As a youngster growing up, I saw our Christmas decorations as an eclectic mixture of traditional Christmas with a big dose of Santa Fe and Taos thrown in. We had strings of chili peppers around the Christmas tree in the den, decorated with little pots and basket ornaments; red chili ristas hung by front door; and luminaries lining the drive, helping visitors easily find our house. Navajo rugs were on the floors and two large katsina dolls stood on each end on the fire place hearth.
One of my most cherished memories was the baking of biscochito cookies. Whether you call them biscochitos (northern New Mexico) or biscochos (southern New Mexico), these cookies are just simple short bread cookies sprinkled with cinnamon and sugar—but their taste is quite unforgettable. There are several variations of this recipe, but the flavors are the same… cinnamon, sugar and anise.
These delightful little cookies are the official State cookie of New Mexico – which is the only State to have an official cookie. In fact, during the 1989 State legislative section, battles erupted over the correct spelling of this wonderful delicacy introduced to the area by Spanish conquistadors back in the 17th century. Quite a history, indeed!
As an annual Christmas tradition Mom would make biscochitos by the dozens – and there were never enough, as far as I was concerned. They were revered and savored by folks who came to call during the holiday season. Special friends might even end up with a small box of them to take home on their departure.
Mom would always cut some into special shapes for me — cowboy hats, cowboy boots, and even cactus shapes. Texas stars and the small round shapes were always popular. She even had a special “cookie tin” to keep them in. These southwest cookies, to say the least, were at the top of the Christmas goodies list at our house.

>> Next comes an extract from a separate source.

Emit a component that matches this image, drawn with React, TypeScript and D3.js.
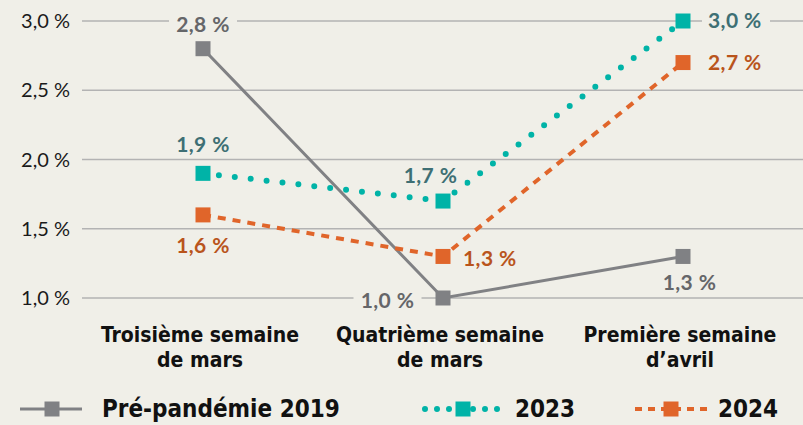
import React from "react";
import * as d3 from "d3";

const categories = [
  ["Troisième semaine", "de mars"],
  ["Quatrième semaine", "de mars"],
  ["Première semaine", "d\u2019avril"],
];
const series2019 = [2.8, 1.0, 1.3];
const series2023 = [1.9, 1.7, 3.0];
const series2024 = [1.6, 1.3, 2.7];
const yTicks = [1.0, 1.5, 2.0, 2.5, 3.0];
const seriesNames = ["Pré-pandémie 2019", "2023", "2024"];

const W = 803;
const H = 425;
const BG = "#F0EFE8";
const fmt = (v: number) => v.toFixed(1).replace(".", ",") + " %";

// label placement: [dx, dy, anchor]
const place2019: [number, number, string][] = [
  [0, -24.5, "middle"],
  [-55.5, 2.5, "middle"],
  [6.5, 26, "middle"],
];
const place2023: [number, number, string][] = [
  [0, -29, "middle"],
  [-12.5, -25.5, "middle"],
  [25, 0, "start"],
];
const place2024: [number, number, string][] = [
  [0, 31, "middle"],
  [20, 2, "start"],
  [25, 0, "start"],
];

export default function App() {
  const x = d3.scaleBand<number>().domain([0, 1, 2]).range([83, 803]);
  const y = d3.scaleLinear().domain([1, 3]).range([298, 21]);
  const cx = (i: number) => (x(i) as number) + x.bandwidth() / 2;
  const line = d3
    .line<number>()
    .x((_, i) => cx(i))
    .y((d) => y(d));

  const series = [
    {
      data: series2019,
      color: "#808184",
      labelColor: "#656669",
      width: 3,
      dash: undefined as string | undefined,
      cap: "butt",
      place: place2019,
    },
    {
      data: series2023,
      color: "#00B3A7",
      labelColor: "#3E6F74",
      width: 6,
      dash: "0 16",
      cap: "round",
      place: place2023,
    },
    {
      data: series2024,
      color: "#E0652A",
      labelColor: "#B9541C",
      width: 4,
      dash: "8 7",
      cap: "butt",
      place: place2024,
    },
  ];

  const valueFont = "Lato, 'Open Sans', sans-serif";
  const condFont = "'Liberation Sans Narrow', 'DejaVu Sans Condensed', sans-serif";
  const M = 15;

  const legendItems = [
    { x0: 20, x1: 82, mx: 52, tx: 102, s: series[0] },
    { x0: 425, x1: 500, mx: 463, tx: 515, s: series[1] },
    { x0: 635, x1: 708, mx: 671, tx: 718, s: series[2] },
  ];

  return (
    <svg
      width={W}
      height={H}
      style={{ position: "absolute", left: 0, top: 0, background: BG }}
    >
      <rect x={0} y={0} width={W} height={H} fill={BG} />
      {yTicks.map((t) => (
        <g key={t}>
          <line x1={82} x2={W} y1={y(t)} y2={y(t)} stroke="#B3B3B3" strokeWidth={1.5} />
          <text
            x={70}
            y={y(t)}
            dy="0.35em"
            textAnchor="end"
            fontFamily={valueFont}
            fontSize={20}
            fill="#1a1a1a"
          >
            {fmt(t)}
          </text>
        </g>
      ))}
      {series.map((s, si) => (
        <path
          key={si}
          d={line(s.data) || ""}
          fill="none"
          stroke={s.color}
          strokeWidth={s.width}
          strokeDasharray={s.dash}
          strokeLinecap={s.cap as any}
        />
      ))}
      {series.map((s, si) =>
        s.data.map((v, i) => (
          <rect
            key={si + "-" + i}
            x={cx(i) - M / 2}
            y={y(v) - M / 2}
            width={M}
            height={M}
            fill={s.color}
          />
        ))
      )}
      {series.map((s, si) =>
        s.data.map((v, i) => {
          const [dx, dy, anchor] = s.place[i];
          const tx = cx(i) + dx;
          const ty = y(v) + dy;
          const tw = 56;
          const rx = anchor === "middle" ? tx - tw / 2 - 6 : tx - 6;
          return (
            <g key={"l" + si + "-" + i}>
              <rect x={rx} y={ty - 10} width={tw + 12} height={20} fill={BG} />
              <text
                x={tx}
                y={ty}
                dy="0.35em"
                textAnchor={anchor as any}
                fontFamily={valueFont}
                fontWeight={700}
                fontSize={21}
                letterSpacing={0.4}
                fill={s.labelColor}
              >
                {fmt(v)}
              </text>
            </g>
          );
        })
      )}
      {categories.map((c, i) =>
        c.map((ln, li) => (
          <text
            key={i + "-" + li}
            x={cx(i) - 3}
            y={335 + li * 25}
            dy="0.35em"
            textAnchor="middle"
            fontFamily={condFont}
            fontWeight={700}
            fontSize={21}
            fill="#111"
          >
            {ln}
          </text>
        ))
      )}
      {legendItems.map((it, k) => (
        <g key={k}>
          <line
            x1={it.x0}
            x2={it.x1}
            y1={409}
            y2={409}
            stroke={it.s.color}
            strokeWidth={it.s.width}
            strokeDasharray={k === 1 ? "0 12" : k === 2 ? "7 6" : undefined}
            strokeLinecap={it.s.cap as any}
          />
          <rect x={it.mx - 7.5} y={401.5} width={15} height={15} fill={it.s.color} />
          <text
            x={it.tx}
            y={409}
            dy="0.35em"
            fontFamily={condFont}
            fontWeight={700}
            fontSize={24}
            fill="#111"
          >
            {seriesNames[k]}
          </text>
        </g>
      ))}
    </svg>
  );
}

Traditions are special to each and every family, and ours is not any different. After Mom passed away, it was a few years before I got biscochitos freshly baked without a visit to Santa Fe or Taos. Now my sister, Katie, has rekindled this tradition of heavenly goodness by baking biscochitos every year using Mom’s recipe. So visits between our homes during the holidays mean two things to me: happy times to reminisce of family and Christmases past, and a cookie tin of biscochitos just for me. Of course I share with my amazing wife, but you can bet the count is carefully monitored.
I hope for you this Christmas is filled with family traditions that rekindle joyous memories, and blessings beyond measure in the coming year.